Set the listing down again exactly, please, apart from its pictures.

* BEGIN *

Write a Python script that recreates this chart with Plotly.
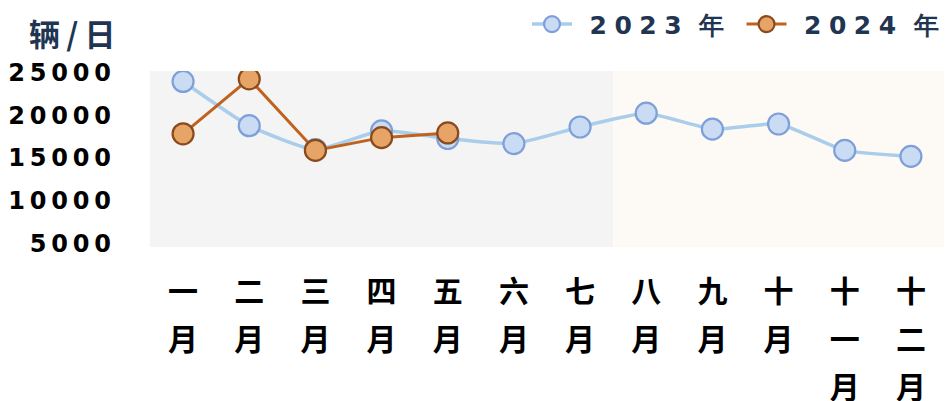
import plotly.graph_objects as go

# Monthly average vehicle flow (vehicles per day)
months = ["一月", "二月", "三月", "四月", "五月", "六月",
          "七月", "八月", "九月", "十月", "十一月", "十二月"]
flow_2023 = [24000, 18800, 16000, 18200, 17300, 16700,
             18650, 20270, 18400, 19000, 15900, 15200]
flow_2024 = [17850, 24300, 15900, 17400, 17950]
y_ticks = [5000, 10000, 15000, 20000, 25000]

NAVY = "#1f3552"
X_RANGE = [-0.5, 11.5]
EN = "\u2002"


def spaced(s, gap="\u2009"):
    return gap.join(s)


def legend_name(year, tail=""):
    return EN + spaced(year, "\u2009\u200a") + EN + "\u2009年" + tail


x_idx = list(range(len(months)))

fig = go.Figure()

fig.add_trace(go.Scatter(
    x=x_idx, y=flow_2023, mode="lines+markers", name=legend_name("2023", EN),
    line=dict(color="#a9cdea", width=3.5, shape="spline", smoothing=0.5),
    marker=dict(size=21, color="#c9dcf3", line=dict(color="#7f9fd8", width=2.2)),
))
fig.add_trace(go.Scatter(
    x=x_idx[:len(flow_2024)], y=flow_2024, mode="lines+markers",
    name=legend_name("2024"),
    line=dict(color="#c0621e", width=3),
    marker=dict(size=21, color="#e6a467", line=dict(color="#8a4a1c", width=2.2)),
))

# shaded halves of the year
fig.add_shape(type="rect", xref="x", yref="paper", x0=-0.5, x1=6.5, y0=0, y1=1,
              fillcolor="#f4f4f4", line_width=0, layer="below")
fig.add_shape(type="rect", xref="x", yref="paper", x0=6.5, x1=11.5, y0=0, y1=1,
              fillcolor="#fdfaf6", line_width=0, layer="below")

fig.add_annotation(text="辆\u2009/\u2009日", xref="paper", yref="paper",
                   x=-0.042, y=1.22, xanchor="right", yanchor="middle",
                   showarrow=False,
                   font=dict(size=31, color=NAVY, family="Noto Sans CJK SC",
                             weight="bold"))

# month names are written vertically: one character per row, each row on its
# own bottom axis sharing the category scale
tick_font = dict(size=30, color="black", family="Noto Sans CJK SC", weight="bold")
row_standoff = [24, 72, 120]
axis_names = ["xaxis", "xaxis2", "xaxis3"]
axis_refs = ["x", "x2", "x3"]
for row, (ax_name, ax_ref, standoff) in enumerate(
        zip(axis_names, axis_refs, row_standoff)):
    vals = [i for i, m in zip(x_idx, months) if len(m) > row]
    texts = [m[row] for m in months if len(m) > row]
    ax = dict(range=X_RANGE, tickmode="array", tickvals=vals, ticktext=texts,
              showgrid=False, zeroline=False, showline=False, ticks="",
              ticklabelstandoff=standoff, tickfont=tick_font, side="bottom",
              automargin=False)
    if row > 0:
        ax.update(overlaying="x", anchor="y")
        # empty carrier trace so the extra label row gets drawn
        fig.add_trace(go.Scatter(x=[x_idx[0]], y=[None], xaxis=ax_ref, yaxis="y",
                                 mode="markers", showlegend=False,
                                 hoverinfo="skip"))
    fig.update_layout({ax_name: ax})

fig.update_layout(
    width=945, height=401,
    margin=dict(l=150, r=1, t=69, b=154),
    paper_bgcolor="white", plot_bgcolor="white",
    showlegend=True,
    legend=dict(orientation="h", x=1.0, xanchor="right", y=1.265, yanchor="middle",
                font=dict(size=25, color=NAVY, family="DejaVu Sans", weight="bold"),
                itemwidth=40, bgcolor="rgba(0,0,0,0)"),
    yaxis=dict(range=[4550, 25230], tickmode="array", tickvals=y_ticks,
               ticktext=[spaced(str(v)) for v in y_ticks],
               showgrid=False, zeroline=False, showline=False, ticks="",
               ticklabelstandoff=38, automargin=False,
               tickfont=dict(size=24, color="black", family="DejaVu Sans",
                             weight="bold")),
)

fig.write_html("out.html")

* END *

Result for this task:
Write a Python script that recreates this chart with Plotly.
import plotly.graph_objects as go

# Monthly average vehicle flow (vehicles per day)
months = ["一月", "二月", "三月", "四月", "五月", "六月",
          "七月", "八月", "九月", "十月", "十一月", "十二月"]
flow_2023 = [24000, 18800, 16000, 18200, 17300, 16700,
             18650, 20270, 18400, 19000, 15900, 15200]
flow_2024 = [17850, 24300, 15900, 17400, 17950]
y_ticks = [5000, 10000, 15000, 20000, 25000]

NAVY = "#1f3552"
X_RANGE = [-0.5, 11.5]
EN = "\u2002"


def spaced(s, gap="\u2009"):
    return gap.join(s)


def legend_name(year, tail=""):
    return EN + spaced(year, "\u2009\u200a") + EN + "\u2009年" + tail


x_idx = list(range(len(months)))

fig = go.Figure()

fig.add_trace(go.Scatter(
    x=x_idx, y=flow_2023, mode="lines+markers", name=legend_name("2023", EN),
    line=dict(color="#a9cdea", width=3.5, shape="spline", smoothing=0.5),
    marker=dict(size=21, color="#c9dcf3", line=dict(color="#7f9fd8", width=2.2)),
))
fig.add_trace(go.Scatter(
    x=x_idx[:len(flow_2024)], y=flow_2024, mode="lines+markers",
    name=legend_name("2024"),
    line=dict(color="#c0621e", width=3),
    marker=dict(size=21, color="#e6a467", line=dict(color="#8a4a1c", width=2.2)),
))

# shaded halves of the year
fig.add_shape(type="rect", xref="x", yref="paper", x0=-0.5, x1=6.5, y0=0, y1=1,
              fillcolor="#f4f4f4", line_width=0, layer="below")
fig.add_shape(type="rect", xref="x", yref="paper", x0=6.5, x1=11.5, y0=0, y1=1,
              fillcolor="#fdfaf6", line_width=0, layer="below")

fig.add_annotation(text="辆\u2009/\u2009日", xref="paper", yref="paper",
                   x=-0.042, y=1.22, xanchor="right", yanchor="middle",
                   showarrow=False,
                   font=dict(size=31, color=NAVY, family="Noto Sans CJK SC",
                             weight="bold"))

# month names are written vertically: one character per row, each row on its
# own bottom axis sharing the category scale
tick_font = dict(size=30, color="black", family="Noto Sans CJK SC", weight="bold")
row_standoff = [24, 72, 120]
axis_names = ["xaxis", "xaxis2", "xaxis3"]
axis_refs = ["x", "x2", "x3"]
for row, (ax_name, ax_ref, standoff) in enumerate(
        zip(axis_names, axis_refs, row_standoff)):
    vals = [i for i, m in zip(x_idx, months) if len(m) > row]
    texts = [m[row] for m in months if len(m) > row]
    ax = dict(range=X_RANGE, tickmode="array", tickvals=vals, ticktext=texts,
              showgrid=False, zeroline=False, showline=False, ticks="",
              ticklabelstandoff=standoff, tickfont=tick_font, side="bottom",
              automargin=False)
    if row > 0:
        ax.update(overlaying="x", anchor="y")
        # empty carrier trace so the extra label row gets drawn
        fig.add_trace(go.Scatter(x=[x_idx[0]], y=[None], xaxis=ax_ref, yaxis="y",
                                 mode="markers", showlegend=False,
                                 hoverinfo="skip"))
    fig.update_layout({ax_name: ax})

fig.update_layout(
    width=945, height=401,
    margin=dict(l=150, r=1, t=69, b=154),
    paper_bgcolor="white", plot_bgcolor="white",
    showlegend=True,
    legend=dict(orientation="h", x=1.0, xanchor="right", y=1.265, yanchor="middle",
                font=dict(size=25, color=NAVY, family="DejaVu Sans", weight="bold"),
                itemwidth=40, bgcolor="rgba(0,0,0,0)"),
    yaxis=dict(range=[4550, 25230], tickmode="array", tickvals=y_ticks,
               ticktext=[spaced(str(v)) for v in y_ticks],
               showgrid=False, zeroline=False, showline=False, ticks="",
               ticklabelstandoff=38, automargin=False,
               tickfont=dict(size=24, color="black", family="DejaVu Sans",
                             weight="bold")),
)

fig.write_html("out.html")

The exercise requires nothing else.